About 1/5 of the volume of the version you have just read were new, fresh out of the oven. I told you, it's a not-too-good habit of mine, adding stuff in. But there were more cheesy parts than I had expected, and I had changed that (duh). Also some descriptive parts I thought were too shallow, so I padded. Overall I did not endeavour to even change details, just to make it juicier. Rather like not directing you to a different stream of water from the one I had promised, but digging the waterbed deeper so you have more water to drink.

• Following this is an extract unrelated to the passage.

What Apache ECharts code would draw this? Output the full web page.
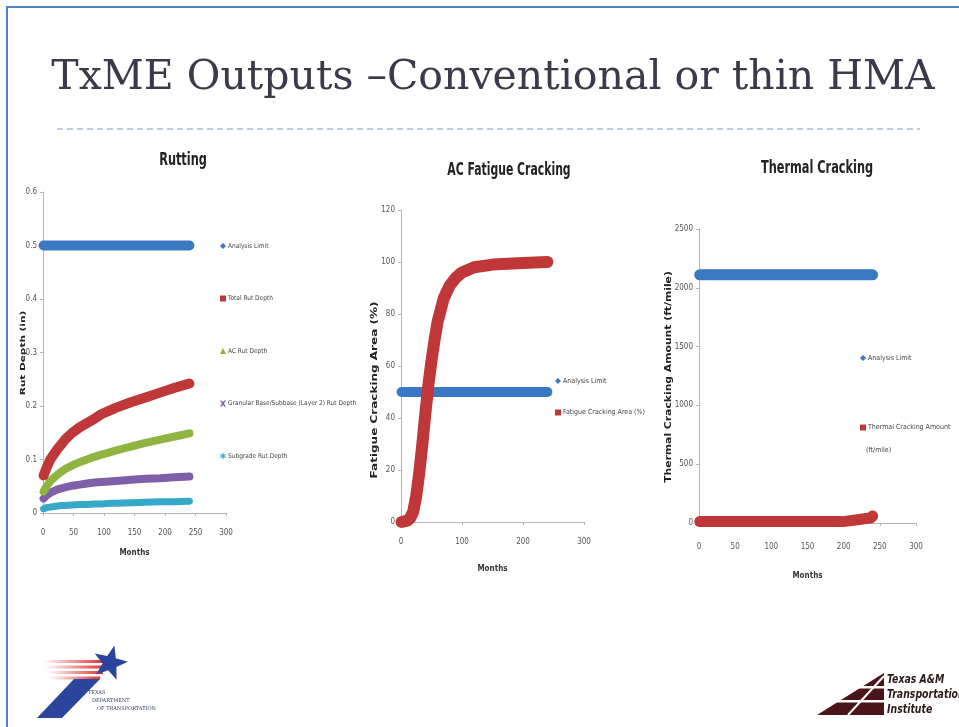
<!DOCTYPE html>
<html>
<head>
<meta charset="utf-8">
<title>TxME Outputs</title>
<script src="https://cdn.jsdelivr.net/npm/echarts@6/dist/echarts.min.js"></script>
<style>
  html, body { margin: 0; padding: 0; background: #fff; }
  #main { width: 959px; height: 727px; }
</style>
</head>
<body>
<div id="main"></div>
<script>
// ---- data ----
var limitMonths = [1, 240];

// Rutting (in)
var rutMonths = [1, 6, 12, 18, 24, 30, 36, 48, 60, 72, 84, 96, 108, 120, 144, 168, 192, 216, 240];
var rutLimit = [0.5, 0.5];
var totalRut = [0.07, 0.085, 0.1, 0.11, 0.12, 0.128, 0.137, 0.15, 0.16, 0.168, 0.176, 0.185, 0.191, 0.197, 0.207, 0.216, 0.225, 0.234, 0.242];
var acRut = [0.04, 0.05, 0.06, 0.066, 0.072, 0.077, 0.082, 0.089, 0.095, 0.1, 0.105, 0.109, 0.113, 0.117, 0.124, 0.131, 0.137, 0.143, 0.149];
var baseRut = [0.027, 0.033, 0.038, 0.041, 0.044, 0.046, 0.048, 0.051, 0.053, 0.055, 0.057, 0.058, 0.059, 0.06, 0.062, 0.064, 0.065, 0.067, 0.068];
var subgradeRut = [0.008, 0.01, 0.011, 0.012, 0.013, 0.014, 0.014, 0.015, 0.016, 0.016, 0.017, 0.017, 0.018, 0.018, 0.019, 0.02, 0.021, 0.021, 0.022];

// AC fatigue cracking (%)
var fatigueMonths = [1, 10, 15, 20, 25, 30, 35, 40, 45, 50, 55, 60, 70, 80, 90, 100, 120, 150, 200, 240];
var fatigueLimit = [50, 50];
var fatigueArea = [0, 0.5, 1.5, 4, 10, 19, 30, 42, 53, 62, 70, 77, 86, 91, 94, 96, 98, 99, 99.6, 100];

// Thermal cracking (ft/mile)
var thermalMonths = [1, 100, 199, 200, 219, 220, 238, 240];
var thermalLimit = [2110, 2110];
var thermalAmount = [12, 12, 12, 28, 28, 42, 45, 60];

// axis ranges: [min, max, interval]
var rutTicks = [0, 0.6, 0.1];
var fatigueTicks = [0, 120, 20];
var thermalTicks = [0, 2500, 500];

var BLUE = '#3b78c2', RED = '#c0373a', GREEN = '#8fb43f', PURPLE = '#7f5fa8', CYAN = '#36a8c8';
var smallFont = '"DejaVu Sans Condensed", "Liberation Sans Narrow", sans-serif';
var boldFont = '"DejaVu Sans", sans-serif';

function pairs(xs, ys) {
  return xs.map(function (x, i) { return [x, ys[i]]; });
}

function band(name, color, width, idx, xs, ys) {
  return {
    name: name, type: 'line', xAxisIndex: idx, yAxisIndex: idx,
    data: pairs(xs, ys), showSymbol: false, symbol: 'none', smooth: false,
    itemStyle: { color: color },
    lineStyle: { color: color, width: width, cap: 'round', join: 'round' },
    animation: false, silent: true
  };
}

function xAx(idx, interval, margin, gap) {
  return {
    gridIndex: idx, type: 'value', min: 0, max: 300, interval: interval,
    name: 'Months', nameLocation: 'middle', nameGap: gap,
    nameTextStyle: { fontFamily: smallFont, fontSize: 8, fontWeight: 'bold', color: '#333' },
    axisLine: { show: true, lineStyle: { color: '#b5b5b5', width: 1 } },
    axisTick: { show: true, length: 3, lineStyle: { color: '#b5b5b5' } },
    axisLabel: { fontFamily: smallFont, fontSize: 8, color: '#555', margin: margin },
    splitLine: { show: false }
  };
}

function yAx(idx, ticks) {
  return {
    gridIndex: idx, type: 'value', min: ticks[0], max: ticks[1], interval: ticks[2],
    axisLine: { show: true, lineStyle: { color: '#b5b5b5', width: 1 } },
    axisTick: { show: true, length: 3, lineStyle: { color: '#b5b5b5' } },
    axisLabel: { fontFamily: smallFont, fontSize: 8, color: '#555', margin: 6,
      formatter: function (v) { return String(v); } },
    splitLine: { show: false }
  };
}

function legendAt(left, top, gap, size, items) {
  return {
    orient: 'vertical', left: left, top: top, itemGap: gap,
    itemWidth: 6, itemHeight: 6, padding: 0, selectedMode: false,
    textStyle: { fontFamily: smallFont, fontSize: size, color: '#444', lineHeight: 8, padding: [0, 0, 0, -3] },
    data: items
  };
}

// rotated, stretched axis title (the slide squeezes text horizontally)
function yName(text, x, y, size, stretch) {
  return { type: 'text', silent: true, x: x, y: y, rotation: Math.PI / 2, scaleX: stretch,
    style: { x: 0, y: 0, text: text, fontFamily: boldFont, fontSize: size, fontWeight: 'bold',
      fill: '#222', align: 'center', verticalAlign: 'middle' } };
}

function chartTitle(text, x, y, sx) {
  return { type: 'text', silent: true, x: x, y: y, scaleX: sx,
    style: { x: 0, y: 0, text: text, fontFamily: smallFont, fontSize: 17, fontWeight: 'bold',
      fill: '#222', align: 'center', verticalAlign: 'middle' } };
}

var xMark = 'path://M0,0L3,0L5,3L7,0L10,0L6.5,5L10,10L7,10L5,7L3,10L0,10L3.5,5Z';
var starMark = 'path://M4,0L6,0L6,3.5L9,1.5L10,3L7,5L10,7L9,8.5L6,6.5L6,10L4,10L4,6.5L1,8.5L0,7L3,5L0,3L1,1.5L4,3.5Z';

function starPts(cx, cy, R, r, rot) {
  var pts = [];
  for (var i = 0; i < 10; i++) {
    var a = -Math.PI / 2 + rot + i * Math.PI / 5;
    var rad = i % 2 ? r : R;
    pts.push([cx + rad * Math.cos(a), cy + rad * Math.sin(a)]);
  }
  return pts;
}

function stripe(x, y, w) {
  return { type: 'rect', shape: { x: x, y: y, width: w, height: 3 },
    style: { fill: new echarts.graphic.LinearGradient(0, 0, 1, 0,
      [{ offset: 0, color: 'rgba(225,50,50,0)' }, { offset: 1, color: '#e03333' }]) } };
}

function ttiText(text, y) {
  return { type: 'text', x: 887, y: y, scaleX: 0.8,
    style: { x: 0, y: 0, text: text, fontFamily: smallFont, fontSize: 13, fontWeight: 'bold',
      fontStyle: 'italic', fill: '#2a1616', verticalAlign: 'middle' } };
}

var chart = echarts.init(document.getElementById('main'), null, { renderer: 'canvas' });

var option = {
  backgroundColor: '#ffffff',
  animation: false,
  grid: [
    { left: 43, top: 192, width: 183, height: 321 },
    { left: 401, top: 210, width: 183, height: 312 },
    { left: 699, top: 229, width: 217, height: 294 }
  ],
  xAxis: [xAx(0, 50, 16, 36), xAx(1, 100, 16, 43), xAx(2, 50, 20, 49)],
  yAxis: [yAx(0, rutTicks), yAx(1, fatigueTicks), yAx(2, thermalTicks)],
  legend: [
    legendAt(220, 242, 44.5, 6.5, [
      { name: 'Analysis Limit', icon: 'diamond', itemStyle: { color: BLUE } },
      { name: 'Total Rut Depth', icon: 'rect', itemStyle: { color: RED } },
      { name: 'AC Rut Depth', icon: 'triangle', itemStyle: { color: GREEN } },
      { name: 'Granular Base/Subbase (Layer 2) Rut Depth', icon: xMark, itemStyle: { color: PURPLE } },
      { name: 'Subgrade Rut Depth', icon: starMark, itemStyle: { color: CYAN } }
    ]),
    legendAt(555, 377, 23.5, 7, [
      { name: 'Analysis Limit ', icon: 'diamond', itemStyle: { color: BLUE } },
      { name: 'Fatigue Cracking Area (%)', icon: 'rect', itemStyle: { color: RED } }
    ]),
    legendAt(860, 354, 61.5, 7, [
      { name: 'Analysis Limit  ', icon: 'diamond', itemStyle: { color: BLUE } },
      { name: 'Thermal Cracking Amount', icon: 'rect', itemStyle: { color: RED } }
    ])
  ],
  series: [
    band('Subgrade Rut Depth', CYAN, 7, 0, rutMonths, subgradeRut),
    band('Granular Base/Subbase (Layer 2) Rut Depth', PURPLE, 8, 0, rutMonths, baseRut),
    band('AC Rut Depth', GREEN, 8, 0, rutMonths, acRut),
    band('Total Rut Depth', RED, 10, 0, rutMonths, totalRut),
    band('Analysis Limit', BLUE, 10, 0, limitMonths, rutLimit),

    band('Analysis Limit ', BLUE, 10, 1, limitMonths, fatigueLimit),
    band('Fatigue Cracking Area (%)', RED, 12, 1, fatigueMonths, fatigueArea),

    band('Analysis Limit  ', BLUE, 11, 2, limitMonths, thermalLimit),
    band('Thermal Cracking Amount', RED, 11, 2, thermalMonths, thermalAmount)
  ],
  graphic: [
    // slide frame
    { type: 'polyline', silent: true, shape: { points: [[7, 727], [7, 7], [959, 7]] },
      style: { stroke: '#4d84c4', lineWidth: 2, fill: null } },
    // slide title
    { type: 'text', silent: true,
      style: { x: 493, y: 78, text: 'TxME Outputs –Conventional or thin HMA', fontFamily: '"DejaVu Serif", serif',
        fontSize: 41, fill: '#3a3a48', align: 'center', verticalAlign: 'middle' } },
    { type: 'line', silent: true, shape: { x1: 57, y1: 129, x2: 920, y2: 129 },
      style: { stroke: '#aabdd0', lineWidth: 1.5, lineDash: [6, 4] } },

    // chart titles
    chartTitle('Rutting', 183, 161, 0.74),
    chartTitle('AC Fatigue Cracking', 509, 171, 0.71),
    chartTitle('Thermal Cracking', 817, 169, 0.74),

    // y axis titles
    yName('Rut Depth (in)', 23, 353, 7, 1.5),
    yName('Fatigue Cracking Area (%)', 375, 390, 8, 1.5),
    yName('Thermal Cracking Amount (ft/mile)', 669, 377, 8, 1.35),

    // second line of the thermal legend label
    { type: 'text', silent: true,
      style: { x: 866, y: 450, text: '(ft/mile)', fontFamily: smallFont, fontSize: 7, fill: '#444', verticalAlign: 'middle' } },

    // TxDOT logo
    { type: 'group', silent: true, children: [
      stripe(43, 660, 60), stripe(45, 665.5, 58), stripe(47, 671, 56), stripe(50, 676.5, 50),
      { type: 'polygon', shape: { points: [[37, 718], [62, 718], [100, 679], [74, 679]] },
        style: { fill: '#2b449c' } },
      { type: 'polygon', shape: { points: starPts(110, 663, 18, 7.5, 0.25) },
        style: { fill: '#2b449c' } },
      { type: 'text', style: { x: 88, y: 693, text: 'TEXAS', fontFamily: '"DejaVu Serif", serif', fontSize: 5, fill: '#333a60', verticalAlign: 'middle' } },
      { type: 'text', style: { x: 92, y: 701, text: 'DEPARTMENT', fontFamily: '"DejaVu Serif", serif', fontSize: 5, fill: '#333a60', verticalAlign: 'middle' } },
      { type: 'text', style: { x: 97, y: 709, text: 'OF TRANSPORTATION', fontFamily: '"DejaVu Serif", serif', fontSize: 5, fill: '#333a60', verticalAlign: 'middle' } }
    ] },

    // TTI logo
    { type: 'group', silent: true, children: [
      { type: 'polygon', shape: { points: [[817, 715], [884, 673], [884, 715]] }, style: { fill: '#4a1418' } },
      { type: 'rect', shape: { x: 855, y: 686, width: 30, height: 2.5 }, style: { fill: '#fff' } },
      { type: 'rect', shape: { x: 836, y: 700, width: 49, height: 2.5 }, style: { fill: '#fff' } },
      { type: 'line', shape: { x1: 848, y1: 715, x2: 884, y2: 676 }, style: { stroke: '#fff', lineWidth: 2 } },
      ttiText('Texas A&M', 680), ttiText('Transportation', 695), ttiText('Institute', 710)
    ] }
  ]
};

chart.setOption(option);
</script>
</body>
</html>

So. Comments. Pull no punches. But hey I wasn't born yesterday. I will delete immediately any comment that stinks of malice and intention to hurt. Go on now. And thanks for taking time to read and comment.

Sunday, April 03, 2005

Under Construction

Hello people.

Thanks for getting curious enough to pop by this site. I am presently working on a story right now, and depending on how long I think my drafting and re-writing will run, I might just wait till I'm done with that story, or post and older one to keep you folks happy for awhile.

Meanwhile do notice that this blog as compared to Fortissimo and basically most other blogs in general is as sparse as possible. I've only included one link to Fortissimo, and set an open-view comments setting instead of a tagboard. Partly also because tagboards might not be able to handle your 500 word discursive about my story.

And I hope you actively comment on and discuss about my stories, because you people are the best judges. So feel free to comment. Just don't flame.

Hope you enjoy my stories.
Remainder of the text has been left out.